Figure scripts
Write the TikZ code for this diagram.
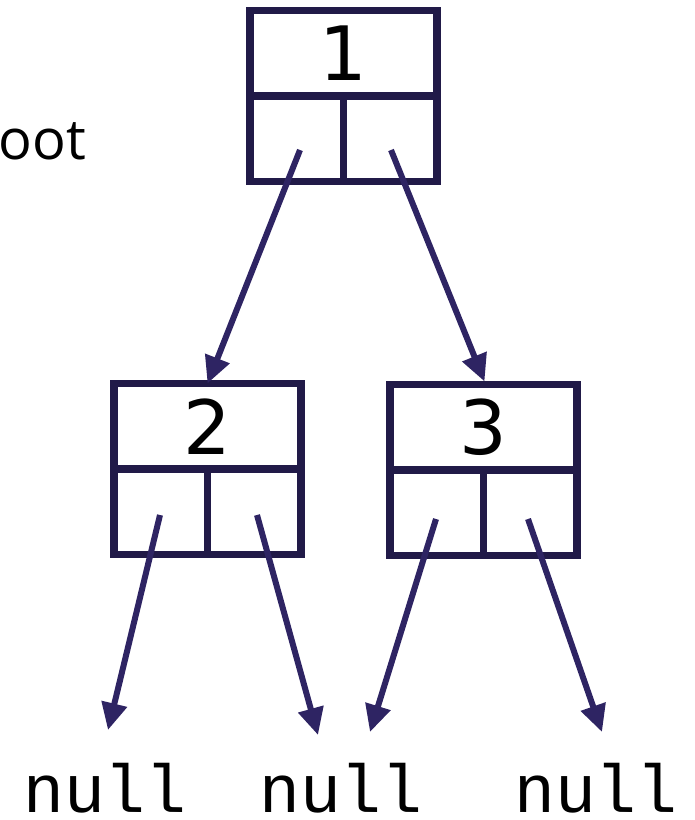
\documentclass[tikz,border=0pt]{standalone}
\usepackage{fontspec}
\usetikzlibrary{arrows.meta,calc}
\newfontfamily\digitfont{DejaVu Sans}
\newfontfamily\labelfont{Open Sans}
\newfontfamily\codefont{Liberation Mono}
\definecolor{boxc}{HTML}{211A48}
\definecolor{arrc}{HTML}{2E2463}
\tikzset{
  cell/.style={draw=boxc, line width=7.5pt, rectangle, inner sep=0pt, outer sep=0pt,
               minimum width=187pt, minimum height=171pt},
  divider/.style={draw=boxc, line width=7.5pt},
  keytext/.style={font=\digitfont\fontsize{75}{80}\selectfont, inner sep=0pt},
  nulltext/.style={font=\codefont\fontsize{68}{70}\selectfont, inner sep=0pt,
                   anchor=base, text depth=0pt},
  ptr/.style={draw=arrc, line width=6pt, -{Triangle[length=27pt,width=25pt]}},
}
\begin{document}
\begin{tikzpicture}[x=1pt,y=-1pt]
  \useasboundingbox (0,0) rectangle (695,820);

  % list nodes: value field on top, two pointer fields below
  \node[cell] (n1) at (343.5,96) {};
  \node[cell] (n2) at (207.5,469) {};
  \node[cell] (n3) at (483.5,470) {};
  \foreach \n in {n1,n2,n3} {
    \draw[divider] (\n.west) -- (\n.east);
    \draw[divider] (\n.center) -- (\n.south);
  }
  \node[keytext] (k1) at ($(n1.north)!0.5!(n1.center)$) {1};
  \node[keytext] (k2) at ($(n2.north)!0.5!(n2.center)$) {2};
  \node[keytext] (k3) at ($(n3.north)!0.5!(n3.center)$) {3};

  % label at the left edge
  \node[font=\labelfont\fontsize{56}{60}\selectfont, inner sep=0pt, anchor=base east] (root) at (86,159) {oot};

  % null terminators
  \node[nulltext] (z1) at (105,812) {null};
  \node[nulltext] (z2) at (341,812) {null};
  \node[nulltext] (z3) at (596,812) {null};

  % pointer origins inside the fields
  \coordinate (p1l) at (300,150);
  \coordinate (p1r) at (391,150);
  \coordinate (p2l) at (160,515);
  \coordinate (p2r) at (257,515);
  \coordinate (p3l) at (436,519);
  \coordinate (p3r) at (528,519);

  % arrow tips above the null labels
  \coordinate (e1) at ($(z1.base)+(3,-82)$);
  \coordinate (e2) at ($(z2.base)+(-23,-77)$);
  \coordinate (e3) at ($(z2.base)+(29,-80)$);
  \coordinate (e4) at ($(z3.base)+(6,-80)$);

  \draw[ptr] (p1l) -- (n2.north);
  \draw[ptr] (p1r) -- ($(n3.north)+(1,-3)$);
  \draw[ptr] (p2l) -- (e1);
  \draw[ptr] (p2r) -- (e2);
  \draw[ptr] (p3l) -- (e3);
  \draw[ptr] (p3r) -- (e4);
\end{tikzpicture}
\end{document}
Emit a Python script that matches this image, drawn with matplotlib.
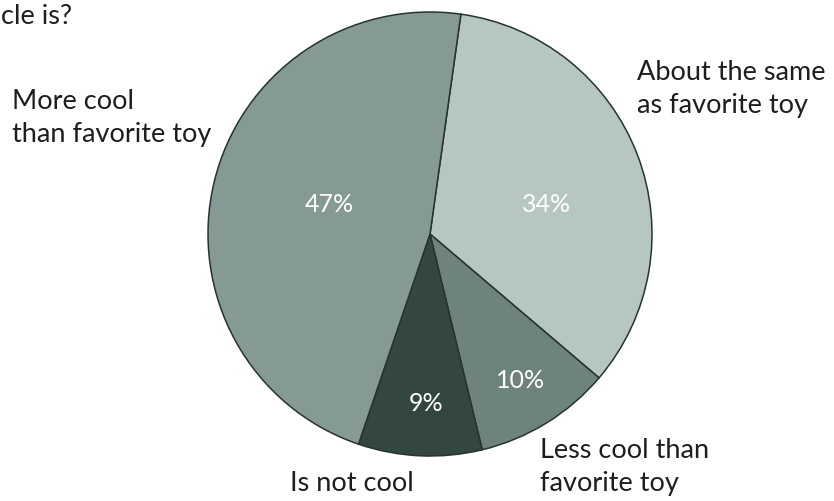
import matplotlib
matplotlib.use("Agg")
import matplotlib.pyplot as plt

# Survey responses, clockwise from the top
categories = ["About the same\nas favorite toy", "Less cool than\nfavorite toy",
              "Is not cool", "More cool\nthan favorite toy"]
shares = [34, 10, 9, 47]
colors = ["#b6c6c2", "#6f837e", "#33463f", "#869a95"]

W, H = 834, 502
fig = plt.figure(figsize=(W / 100, H / 100), dpi=100)
ax = fig.add_axes([0, 0, 1, 1])

cx, cy, r = 430, H - 235, 222
ax.pie(shares, colors=colors, startangle=82, counterclock=False,
       center=(cx, cy), radius=r, frame=True,
       wedgeprops=dict(edgecolor="#26332f", linewidth=1.1))
ax.set_xlim(0, W)
ax.set_ylim(0, H)
ax.set_aspect("equal")
ax.axis("off")

font = "Lato"
txt = "#1e1e1e"

# percentage labels inside the slices
pct_pos = [(547, 205), (521, 381), (426, 404), (329, 205)]
for v, (x, y) in zip(shares, pct_pos):
    ax.text(x, H - y, f"{v}%", color="white", fontsize=18, family=font,
            ha="center", va="center")

# category labels outside the pie
lab_pos = [(637, 89), (540, 467), (290, 484), (12, 118)]
for lab, (x, y) in zip(categories, lab_pos):
    ax.text(x, H - y, lab, color=txt, fontsize=19.5, family=font,
            ha="left", va="center", linespacing=1.38)

ax.text(1, H - 16, "cle is?", color=txt, fontsize=19.5, family=font,
        ha="left", va="center")

fig.savefig("out.png", dpi=100)
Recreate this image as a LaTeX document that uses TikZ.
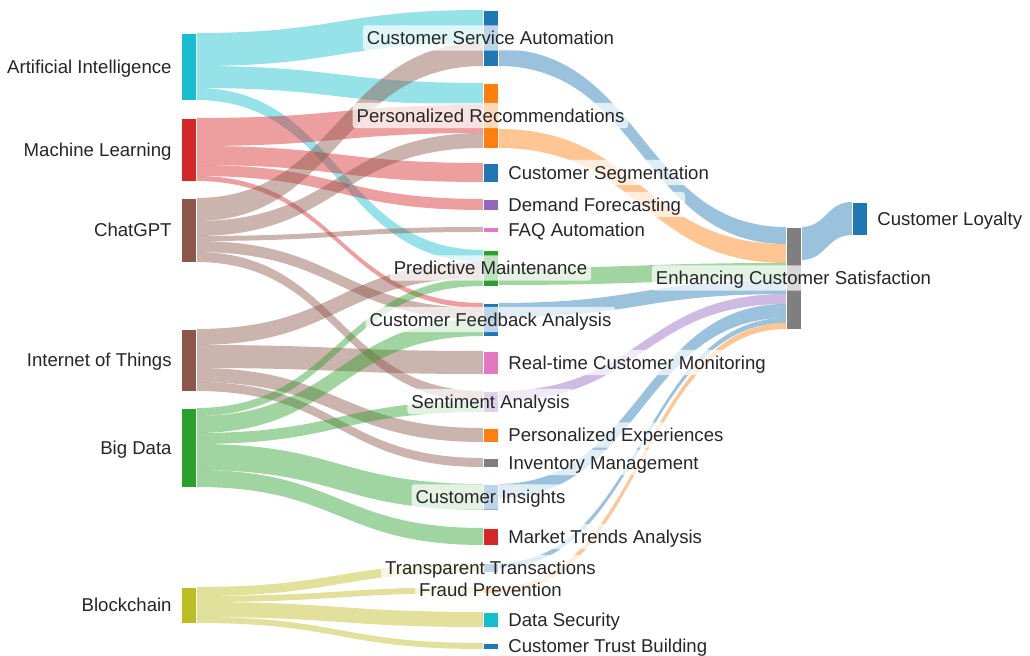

STATED PROBLEM: Repeat the material above in full and unchanged, minus its images.

RESPONSE FOR THIS EXERCISE:
Write the TikZ code for this diagram.
\documentclass[tikz,border=0pt]{standalone}
\usepackage{fontspec}
\usetikzlibrary{arrows.meta,calc}
\newfontfamily\digitfont{DejaVu Sans}
\newfontfamily\labelfont{Open Sans}
\newfontfamily\codefont{Liberation Mono}
\definecolor{boxc}{HTML}{211A48}
\definecolor{arrc}{HTML}{2E2463}
\tikzset{
  cell/.style={draw=boxc, line width=7.5pt, rectangle, inner sep=0pt, outer sep=0pt,
               minimum width=187pt, minimum height=171pt},
  divider/.style={draw=boxc, line width=7.5pt},
  keytext/.style={font=\digitfont\fontsize{75}{80}\selectfont, inner sep=0pt},
  nulltext/.style={font=\codefont\fontsize{68}{70}\selectfont, inner sep=0pt,
                   anchor=base, text depth=0pt},
  ptr/.style={draw=arrc, line width=6pt, -{Triangle[length=27pt,width=25pt]}},
}
\begin{document}
\begin{tikzpicture}[x=1pt,y=-1pt]
  \useasboundingbox (0,0) rectangle (695,820);

  % list nodes: value field on top, two pointer fields below
  \node[cell] (n1) at (343.5,96) {};
  \node[cell] (n2) at (207.5,469) {};
  \node[cell] (n3) at (483.5,470) {};
  \foreach \n in {n1,n2,n3} {
    \draw[divider] (\n.west) -- (\n.east);
    \draw[divider] (\n.center) -- (\n.south);
  }
  \node[keytext] (k1) at ($(n1.north)!0.5!(n1.center)$) {1};
  \node[keytext] (k2) at ($(n2.north)!0.5!(n2.center)$) {2};
  \node[keytext] (k3) at ($(n3.north)!0.5!(n3.center)$) {3};

  % label at the left edge
  \node[font=\labelfont\fontsize{56}{60}\selectfont, inner sep=0pt, anchor=base east] (root) at (86,159) {oot};

  % null terminators
  \node[nulltext] (z1) at (105,812) {null};
  \node[nulltext] (z2) at (341,812) {null};
  \node[nulltext] (z3) at (596,812) {null};

  % pointer origins inside the fields
  \coordinate (p1l) at (300,150);
  \coordinate (p1r) at (391,150);
  \coordinate (p2l) at (160,515);
  \coordinate (p2r) at (257,515);
  \coordinate (p3l) at (436,519);
  \coordinate (p3r) at (528,519);

  % arrow tips above the null labels
  \coordinate (e1) at ($(z1.base)+(3,-82)$);
  \coordinate (e2) at ($(z2.base)+(-23,-77)$);
  \coordinate (e3) at ($(z2.base)+(29,-80)$);
  \coordinate (e4) at ($(z3.base)+(6,-80)$);

  \draw[ptr] (p1l) -- (n2.north);
  \draw[ptr] (p1r) -- ($(n3.north)+(1,-3)$);
  \draw[ptr] (p2l) -- (e1);
  \draw[ptr] (p2r) -- (e2);
  \draw[ptr] (p3l) -- (e3);
  \draw[ptr] (p3r) -- (e4);
\end{tikzpicture}
\end{document}
Emit a Python script that matches this image, drawn with matplotlib.
import matplotlib
matplotlib.use("Agg")
import matplotlib.pyplot as plt

# Survey responses, clockwise from the top
categories = ["About the same\nas favorite toy", "Less cool than\nfavorite toy",
              "Is not cool", "More cool\nthan favorite toy"]
shares = [34, 10, 9, 47]
colors = ["#b6c6c2", "#6f837e", "#33463f", "#869a95"]

W, H = 834, 502
fig = plt.figure(figsize=(W / 100, H / 100), dpi=100)
ax = fig.add_axes([0, 0, 1, 1])

cx, cy, r = 430, H - 235, 222
ax.pie(shares, colors=colors, startangle=82, counterclock=False,
       center=(cx, cy), radius=r, frame=True,
       wedgeprops=dict(edgecolor="#26332f", linewidth=1.1))
ax.set_xlim(0, W)
ax.set_ylim(0, H)
ax.set_aspect("equal")
ax.axis("off")

font = "Lato"
txt = "#1e1e1e"

# percentage labels inside the slices
pct_pos = [(547, 205), (521, 381), (426, 404), (329, 205)]
for v, (x, y) in zip(shares, pct_pos):
    ax.text(x, H - y, f"{v}%", color="white", fontsize=18, family=font,
            ha="center", va="center")

# category labels outside the pie
lab_pos = [(637, 89), (540, 467), (290, 484), (12, 118)]
for lab, (x, y) in zip(categories, lab_pos):
    ax.text(x, H - y, lab, color=txt, fontsize=19.5, family=font,
            ha="left", va="center", linespacing=1.38)

ax.text(1, H - 16, "cle is?", color=txt, fontsize=19.5, family=font,
        ha="left", va="center")

fig.savefig("out.png", dpi=100)
Recreate this image as a LaTeX document that uses TikZ.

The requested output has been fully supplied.